_GIVEN EXERCISE_:
Reproduce each line from the records that holds "this".

_DATA SUPPLIED_:
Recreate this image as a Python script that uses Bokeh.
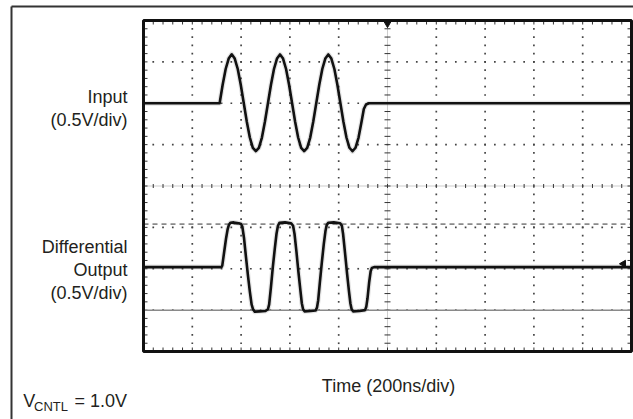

==

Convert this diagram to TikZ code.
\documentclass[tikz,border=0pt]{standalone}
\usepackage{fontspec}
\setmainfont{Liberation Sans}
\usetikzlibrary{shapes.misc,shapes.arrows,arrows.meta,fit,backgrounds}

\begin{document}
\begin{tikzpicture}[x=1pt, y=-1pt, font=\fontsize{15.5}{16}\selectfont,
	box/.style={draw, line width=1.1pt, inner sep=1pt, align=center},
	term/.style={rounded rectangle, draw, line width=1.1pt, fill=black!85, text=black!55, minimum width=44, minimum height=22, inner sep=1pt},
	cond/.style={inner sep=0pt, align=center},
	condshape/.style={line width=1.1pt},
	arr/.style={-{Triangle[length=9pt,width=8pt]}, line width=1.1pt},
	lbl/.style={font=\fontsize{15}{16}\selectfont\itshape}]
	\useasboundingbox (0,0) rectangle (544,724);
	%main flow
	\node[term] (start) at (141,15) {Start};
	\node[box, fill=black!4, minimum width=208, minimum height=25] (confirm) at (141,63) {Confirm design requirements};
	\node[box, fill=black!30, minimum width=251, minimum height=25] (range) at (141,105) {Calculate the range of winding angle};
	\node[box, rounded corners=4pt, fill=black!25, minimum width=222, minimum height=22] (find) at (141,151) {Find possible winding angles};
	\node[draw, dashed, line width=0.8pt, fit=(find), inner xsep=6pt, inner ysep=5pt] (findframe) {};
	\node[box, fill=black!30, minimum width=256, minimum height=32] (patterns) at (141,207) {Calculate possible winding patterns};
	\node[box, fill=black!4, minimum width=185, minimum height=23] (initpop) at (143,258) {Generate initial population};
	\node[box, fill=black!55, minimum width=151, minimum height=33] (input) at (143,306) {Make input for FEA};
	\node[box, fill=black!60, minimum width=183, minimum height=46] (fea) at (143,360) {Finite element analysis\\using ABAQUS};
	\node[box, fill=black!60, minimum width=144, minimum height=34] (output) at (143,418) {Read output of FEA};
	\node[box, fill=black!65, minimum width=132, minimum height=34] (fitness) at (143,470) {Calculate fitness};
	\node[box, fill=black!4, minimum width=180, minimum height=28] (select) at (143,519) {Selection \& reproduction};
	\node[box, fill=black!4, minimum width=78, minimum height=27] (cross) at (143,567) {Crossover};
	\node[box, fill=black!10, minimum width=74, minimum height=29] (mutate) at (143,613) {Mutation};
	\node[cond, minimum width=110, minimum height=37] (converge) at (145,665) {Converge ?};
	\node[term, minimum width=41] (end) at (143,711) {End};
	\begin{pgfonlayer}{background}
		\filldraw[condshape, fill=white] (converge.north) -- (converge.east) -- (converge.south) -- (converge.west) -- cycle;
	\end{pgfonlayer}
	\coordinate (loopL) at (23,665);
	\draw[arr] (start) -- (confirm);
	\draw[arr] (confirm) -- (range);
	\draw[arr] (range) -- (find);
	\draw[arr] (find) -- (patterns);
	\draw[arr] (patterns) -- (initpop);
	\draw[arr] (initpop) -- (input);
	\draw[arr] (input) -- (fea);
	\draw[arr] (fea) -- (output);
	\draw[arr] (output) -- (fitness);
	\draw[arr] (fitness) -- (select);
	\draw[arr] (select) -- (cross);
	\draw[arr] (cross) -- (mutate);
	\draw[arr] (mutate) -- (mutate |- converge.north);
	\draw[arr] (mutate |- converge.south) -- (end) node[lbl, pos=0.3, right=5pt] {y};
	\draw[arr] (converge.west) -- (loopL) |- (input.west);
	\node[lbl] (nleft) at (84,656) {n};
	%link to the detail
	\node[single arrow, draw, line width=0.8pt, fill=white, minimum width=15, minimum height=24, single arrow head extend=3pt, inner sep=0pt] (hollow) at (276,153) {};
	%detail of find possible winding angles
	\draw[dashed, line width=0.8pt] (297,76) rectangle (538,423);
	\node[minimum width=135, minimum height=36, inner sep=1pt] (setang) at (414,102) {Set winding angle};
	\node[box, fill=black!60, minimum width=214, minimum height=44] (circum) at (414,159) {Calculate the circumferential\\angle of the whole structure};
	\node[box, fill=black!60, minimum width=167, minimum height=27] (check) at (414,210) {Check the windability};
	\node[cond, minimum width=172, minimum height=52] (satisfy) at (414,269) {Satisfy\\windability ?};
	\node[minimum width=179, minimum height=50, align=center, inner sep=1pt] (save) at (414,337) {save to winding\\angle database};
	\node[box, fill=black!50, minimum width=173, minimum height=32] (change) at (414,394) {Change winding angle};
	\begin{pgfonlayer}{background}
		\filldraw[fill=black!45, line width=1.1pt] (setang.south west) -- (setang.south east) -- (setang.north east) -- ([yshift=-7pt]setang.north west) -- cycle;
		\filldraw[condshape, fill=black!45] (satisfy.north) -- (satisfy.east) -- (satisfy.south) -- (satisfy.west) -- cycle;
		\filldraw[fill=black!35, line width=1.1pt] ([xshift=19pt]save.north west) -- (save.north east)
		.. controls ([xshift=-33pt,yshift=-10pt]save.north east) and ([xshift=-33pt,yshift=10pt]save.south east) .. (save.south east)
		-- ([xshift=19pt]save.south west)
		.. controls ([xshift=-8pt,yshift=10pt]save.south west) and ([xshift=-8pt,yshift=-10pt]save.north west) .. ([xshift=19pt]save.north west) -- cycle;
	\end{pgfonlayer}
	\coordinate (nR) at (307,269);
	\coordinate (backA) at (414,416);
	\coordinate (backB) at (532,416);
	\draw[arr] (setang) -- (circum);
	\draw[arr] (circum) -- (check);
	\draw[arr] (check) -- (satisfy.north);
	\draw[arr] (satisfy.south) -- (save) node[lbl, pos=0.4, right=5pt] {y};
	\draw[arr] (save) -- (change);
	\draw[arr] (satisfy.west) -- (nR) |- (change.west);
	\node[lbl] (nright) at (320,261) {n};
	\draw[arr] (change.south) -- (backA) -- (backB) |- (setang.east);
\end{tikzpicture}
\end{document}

_FULL ANSWER_:
Recreate this image as a Python script that uses Bokeh.
Convert this diagram to TikZ code.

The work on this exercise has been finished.